─── Provided data ───
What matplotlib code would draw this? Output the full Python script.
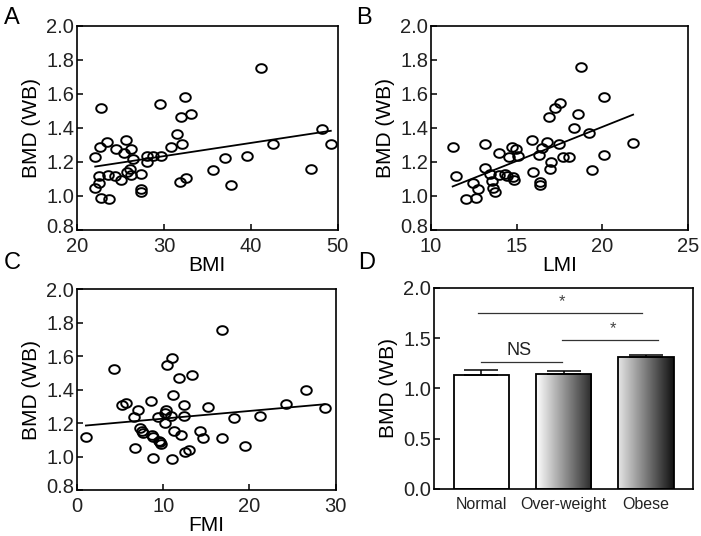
import numpy as np
import matplotlib
matplotlib.use("Agg")
import matplotlib.pyplot as plt
from matplotlib.colors import LinearSegmentedColormap
from matplotlib.path import Path
from matplotlib.transforms import ScaledTranslation

plt.rcParams['font.family'] = ['Liberation Sans', 'DejaVu Sans']

# --- data ---
bmd_a = [1.227, 1.516, 1.29, 1.32, 1.045, 1.075, 1.118, 0.986, 0.982, 1.124,
         1.275, 1.118, 1.094, 1.33, 1.251, 1.143, 1.275, 1.157, 1.124, 1.216,
         1.129, 1.039, 1.022, 1.237, 1.198, 1.237, 1.237, 1.541, 1.29, 1.365,
         1.304, 1.463, 1.58, 1.48, 1.08, 1.108, 1.153, 1.225, 1.065, 1.237,
         1.751, 1.304, 1.161, 1.396, 1.306]
bmi = [22.1, 22.8, 22.6, 23.4, 22.1, 22.5, 22.5, 22.8, 23.7, 23.6,
       24.5, 24.4, 25.1, 25.6, 25.4, 25.7, 26.2, 26.1, 26.2, 26.4,
       27.4, 27.4, 27.4, 28.0, 28.0, 28.7, 29.7, 29.5, 30.8, 31.5,
       32.1, 32.0, 32.4, 33.1, 31.8, 32.5, 35.7, 37.0, 37.7, 39.6,
       41.2, 42.6, 46.9, 48.2, 49.2]

lmi = [11.26, 11.46, 12.02, 12.43, 12.64, 12.72, 13.17, 13.13, 13.44, 13.54,
       13.6, 13.75, 13.94, 13.94, 14.33, 14.41, 14.56, 14.70, 14.8, 14.86,
       14.95, 15.09, 15.9, 15.93, 16.28, 16.36, 16.36, 16.49, 16.78, 16.9,
       16.94, 17.03, 17.23, 17.52, 17.46, 17.73, 18.04, 18.33, 18.59, 18.78,
       19.23, 19.4, 20.08, 20.1, 21.81]
bmd_b = [1.29, 1.118, 0.982, 1.075, 0.986, 1.039, 1.306, 1.163, 1.129, 1.088,
         1.045, 1.024, 1.251, 1.124, 1.129, 1.118, 1.231, 1.29, 1.114, 1.094,
         1.275, 1.237, 1.33, 1.143, 1.241, 1.084, 1.065, 1.28, 1.32, 1.467,
         1.157, 1.202, 1.516, 1.545, 1.306, 1.227, 1.231, 1.398, 1.482, 1.757,
         1.369, 1.153, 1.584, 1.241, 1.31]

fmi = [1.04, 4.32, 5.21, 5.64, 6.64, 6.76, 7.03, 7.3, 7.49, 7.69,
       8.57, 8.76, 8.69, 8.84, 9.42, 9.5, 9.6, 9.73, 10.19, 10.27,
       10.19, 10.39, 10.93, 10.97, 10.97, 11.16, 11.24, 11.85, 12.12, 12.36,
       12.36, 12.55, 13.01, 13.32, 14.25, 14.59, 15.17, 16.8, 16.87, 18.19,
       19.5, 21.27, 24.29, 26.6, 28.73]
bmd_c = [1.119, 1.524, 1.305, 1.322, 1.233, 1.049, 1.278, 1.169, 1.155, 1.143,
         1.332, 0.993, 1.129, 1.119, 1.235, 1.095, 1.085, 1.073, 1.258, 1.278,
         1.199, 1.548, 1.239, 1.587, 0.985, 1.368, 1.153, 1.468, 1.129, 1.308,
         1.24, 1.025, 1.039, 1.484, 1.155, 1.113, 1.296, 1.109, 1.757, 1.229,
         1.065, 1.243, 1.312, 1.398, 1.292]

# regression lines (slope, intercept) as drawn in the figure
fit_a = (0.00776, 1.0015)
fit_b = (0.04006, 0.6047)
fit_c = (0.004587, 1.1802)

groups = ['Normal', 'Over-weight', 'Obese']
group_mean = [1.131, 1.144, 1.31]
group_err = [0.056, 0.026, 0.027]

# significance brackets: (x start, x end, y level, label)
sig = [(0.0, 0.98, 1.264, 'NS'),
       (0.98, 2.15, 1.483, '*'),
       (-0.04, 1.95, 1.745, '*')]

tick_col = '#222222'

# slightly flattened open circle, like the scanned figure
t = np.linspace(0, 2 * np.pi, 60)
oval = Path(np.column_stack([np.cos(t), 0.82 * np.sin(t)]), closed=True)

fig = plt.figure(figsize=(7.01, 5.36), dpi=100)

def style(ax):
    for s in ax.spines.values():
        s.set_linewidth(1.2)
    ax.tick_params(direction='in', length=4, width=1.1, labelsize=14.5,
                   labelcolor=tick_col, top=False, right=False, pad=2)

def scatter_panel(rect, x, y, fit, xlim, xticks, xlabel, letter, lpos):
    ax = fig.add_axes(rect)
    ax.plot(x, y, linestyle='none', marker=oval, mfc='none', mec='black',
            ms=7.6, mew=1.4)
    xx = np.array([min(x), max(x)])
    ax.plot(xx, fit[0] * xx + fit[1], color='black', lw=1.3)
    ax.set_xlim(*xlim)
    ax.set_ylim(0.8, 2.0)
    ax.set_xticks(xticks)
    ax.set_yticks(np.arange(0.8, 2.01, 0.2))
    ax.set_yticklabels(['%.1f' % v for v in np.arange(0.8, 2.01, 0.2)])
    ax.set_xlabel(xlabel, fontsize=15, labelpad=0)
    ax.set_ylabel('BMD (WB)', fontsize=15, labelpad=4)
    style(ax)
    ax.tick_params(axis='x', pad=5)
    # lift the bottom y label a little so it clears the first x label
    lab0 = ax.get_yticklabels()[0]
    lab0.set_transform(lab0.get_transform() +
                       ScaledTranslation(0, 3 / 72, fig.dpi_scale_trans))
    fig.text(lpos[0], lpos[1], letter, fontsize=17)
    return ax

scatter_panel([0.1098, 0.571, 0.372, 0.3805], bmi, bmd_a, fit_a, (20, 50),
              [20, 30, 40, 50], 'BMI', 'A', (0.006, 0.955))
scatter_panel([0.615, 0.571, 0.366, 0.3805], lmi, bmd_b, fit_b, (10, 25),
              [10, 15, 20, 25], 'LMI', 'B', (0.508, 0.955))
scatter_panel([0.1098, 0.0858, 0.369, 0.375], fmi, bmd_c, fit_c, (0, 30),
              [0, 10, 20, 30], 'FMI', 'C', (0.006, 0.498))

# panel D
ax = fig.add_axes([0.619, 0.0877, 0.3696, 0.3753])
xpos = np.arange(len(groups))
width = 0.67
bars = ax.bar(xpos, group_mean, width=width, color='none', edgecolor='black',
              linewidth=1.3, zorder=3)
ax.errorbar(xpos, group_mean, yerr=[np.zeros(3), group_err], fmt='none',
            ecolor='black', elinewidth=1.1, capsize=12, capthick=1.1, zorder=4)

grads = [None,
         LinearSegmentedColormap.from_list('g1', ['#ffffff', '#2a2a2a']),
         LinearSegmentedColormap.from_list('g2', ['#e6e6e6', '#111111'])]
grad = np.linspace(0, 1, 256).reshape(1, -1)
for b, cm in zip(bars, grads):
    if cm is None:
        continue
    x0, y0 = b.get_x(), b.get_y()
    im = ax.imshow(grad, cmap=cm, aspect='auto', zorder=2,
                   extent=[x0, x0 + b.get_width(), y0, y0 + b.get_height()])
    im.set_clip_path(b)

for xs, xe, yl, lab in sig:
    ax.plot([xs, xe], [yl, yl], color='#333333', lw=0.9)
    if lab == 'NS':
        ax.text((xs + xe) / 2 - 0.03, yl + 0.03, lab, ha='center', va='bottom',
                fontsize=13, color=tick_col)
    else:
        ax.text((xs + xe) / 2 + 0.03, yl + 0.04, lab, ha='center', va='bottom',
                fontsize=12, color='#444444')

ax.set_xlim(-0.575, 2.57)
ax.set_ylim(0, 2.0)
ax.set_yticks([0, 0.5, 1.0, 1.5, 2.0])
ax.set_yticklabels(['0.0', '0.5', '1.0', '1.5', '2.0'])
ax.set_xticks(xpos)
ax.set_xticklabels(groups)
ax.set_ylabel('BMD (WB)', fontsize=15, labelpad=4)
style(ax)
ax.tick_params(axis='x', length=0, labelsize=11.5, pad=6)
fig.text(0.511, 0.498, 'D', fontsize=17)

fig.savefig('out.png', dpi=100)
───
The lines from the top of the data above through the one holding "plt.rcParams['font.family'] = ['Liberation" are to be repeated exactly, and only those, with no pictures.

Solution to this task.
What matplotlib code would draw this? Output the full Python script.
import numpy as np
import matplotlib
matplotlib.use("Agg")
import matplotlib.pyplot as plt
from matplotlib.colors import LinearSegmentedColormap
from matplotlib.path import Path
from matplotlib.transforms import ScaledTranslation

plt.rcParams['font.family'] = ['Liberation Sans', 'DejaVu Sans']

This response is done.